• _EXERCISE INSTRUCTIONS_
All of the data should be output character for character, except the pictures.

• _INFORMATION SHOWN_
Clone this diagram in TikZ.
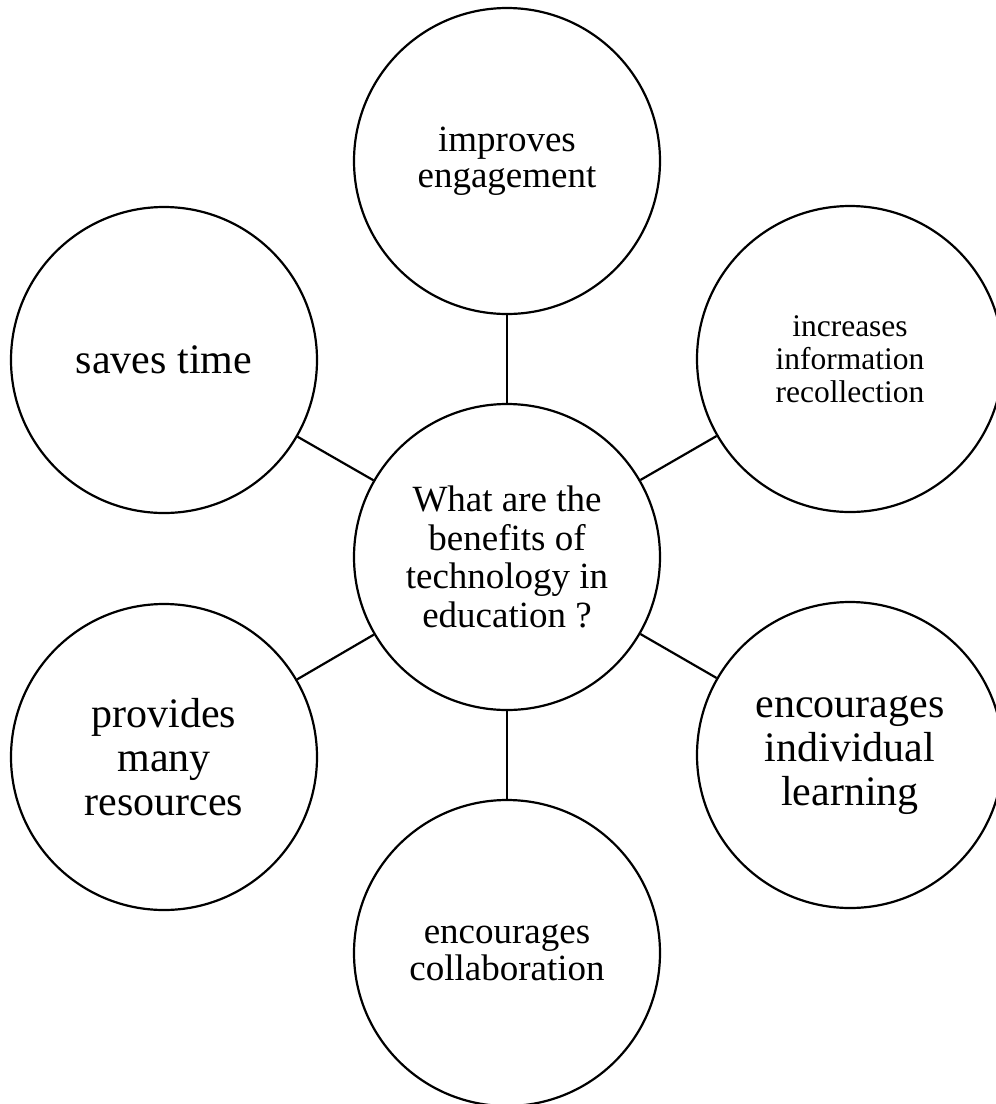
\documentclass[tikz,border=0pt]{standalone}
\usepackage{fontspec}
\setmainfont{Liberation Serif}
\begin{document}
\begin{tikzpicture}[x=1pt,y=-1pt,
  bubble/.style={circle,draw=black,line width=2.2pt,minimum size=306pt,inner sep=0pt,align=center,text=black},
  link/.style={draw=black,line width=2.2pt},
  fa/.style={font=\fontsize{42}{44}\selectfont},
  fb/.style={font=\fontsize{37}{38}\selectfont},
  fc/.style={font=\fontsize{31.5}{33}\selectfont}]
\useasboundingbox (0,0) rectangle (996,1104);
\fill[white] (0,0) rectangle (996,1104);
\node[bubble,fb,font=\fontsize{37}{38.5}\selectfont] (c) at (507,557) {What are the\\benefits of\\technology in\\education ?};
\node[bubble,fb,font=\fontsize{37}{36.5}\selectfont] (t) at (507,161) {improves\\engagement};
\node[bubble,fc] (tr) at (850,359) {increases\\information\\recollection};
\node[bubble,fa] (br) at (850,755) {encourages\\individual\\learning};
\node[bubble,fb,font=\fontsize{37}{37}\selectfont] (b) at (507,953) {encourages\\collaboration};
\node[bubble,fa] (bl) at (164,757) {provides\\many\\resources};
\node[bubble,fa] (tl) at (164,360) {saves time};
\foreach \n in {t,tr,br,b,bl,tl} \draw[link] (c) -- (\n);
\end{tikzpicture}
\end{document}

• _RESPONSE FOR THIS EXERCISE_
Clone this diagram in TikZ.
\documentclass[tikz,border=0pt]{standalone}
\usepackage{fontspec}
\setmainfont{Liberation Serif}
\begin{document}
\begin{tikzpicture}[x=1pt,y=-1pt,
  bubble/.style={circle,draw=black,line width=2.2pt,minimum size=306pt,inner sep=0pt,align=center,text=black},
  link/.style={draw=black,line width=2.2pt},
  fa/.style={font=\fontsize{42}{44}\selectfont},
  fb/.style={font=\fontsize{37}{38}\selectfont},
  fc/.style={font=\fontsize{31.5}{33}\selectfont}]
\useasboundingbox (0,0) rectangle (996,1104);
\fill[white] (0,0) rectangle (996,1104);
\node[bubble,fb,font=\fontsize{37}{38.5}\selectfont] (c) at (507,557) {What are the\\benefits of\\technology in\\education ?};
\node[bubble,fb,font=\fontsize{37}{36.5}\selectfont] (t) at (507,161) {improves\\engagement};
\node[bubble,fc] (tr) at (850,359) {increases\\information\\recollection};
\node[bubble,fa] (br) at (850,755) {encourages\\individual\\learning};
\node[bubble,fb,font=\fontsize{37}{37}\selectfont] (b) at (507,953) {encourages\\collaboration};
\node[bubble,fa] (bl) at (164,757) {provides\\many\\resources};
\node[bubble,fa] (tl) at (164,360) {saves time};
\foreach \n in {t,tr,br,b,bl,tl} \draw[link] (c) -- (\n);
\end{tikzpicture}
\end{document}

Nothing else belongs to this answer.